In a slightly broader interpretation of that question, I believe
that having Independent (or even IAB) stream documents modify
registrations that are required, either by the registration
procedure or the registration itself, to be under IETF change
control is a bad idea.  If we don't like that constrain, we
should modify the registration, not conduct odd Last Calls.  I
would strongly support processing this document in the IETF
Stream as an individual submission (and, while that slips over
into the substantive part, approving it for publication and
modification of the registration on that basis).  

My reasoning is that, while the change seems fine, the precedent
seems atrocious.  If this is approved via Independent Stream
publication and the next case that comes along is, unlike this
one, generally hated by the community, the amount of
hair-splitting required to deny that one having approved this
one would be impressive.. and bad for the IETF.

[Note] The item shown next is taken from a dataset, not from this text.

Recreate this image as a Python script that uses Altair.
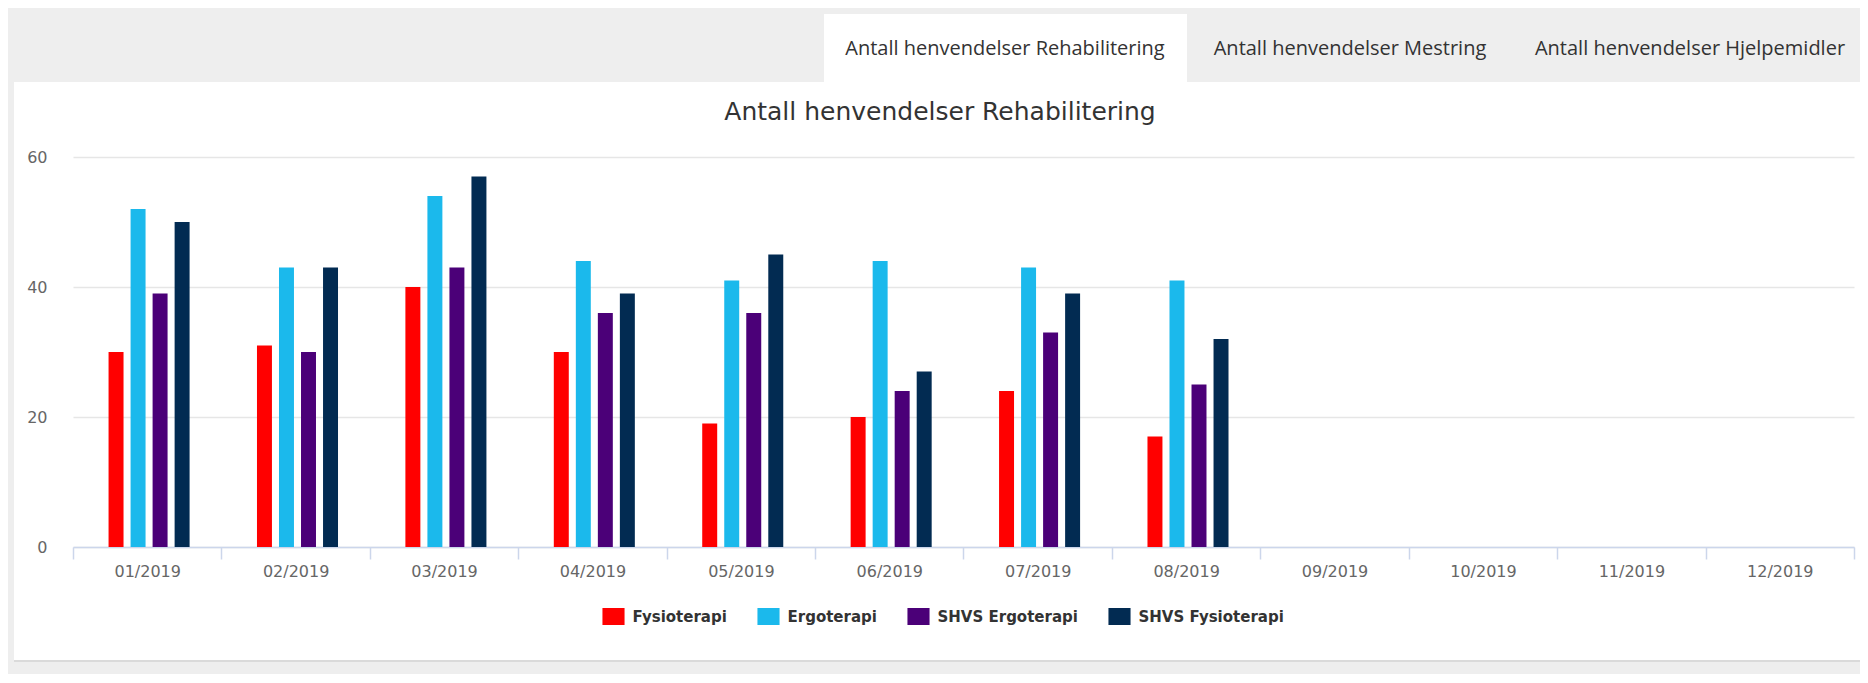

Of course, the ISE could go ahead and publish this document and
the IESG could block the registration, leading to a confusing
situation.  I hope we don't have to go there.

       john

p.s. W3C is circulating a draft charter for a WG that might
affect CSV on the web.  Because having a hard-to-change
Informational RFC and IANA registration that was inconsistent
with W3C recommendations would be a generally bad idea, some
coordination may be in order, especially to verify that the
current draft is not an end run around W3C efforts.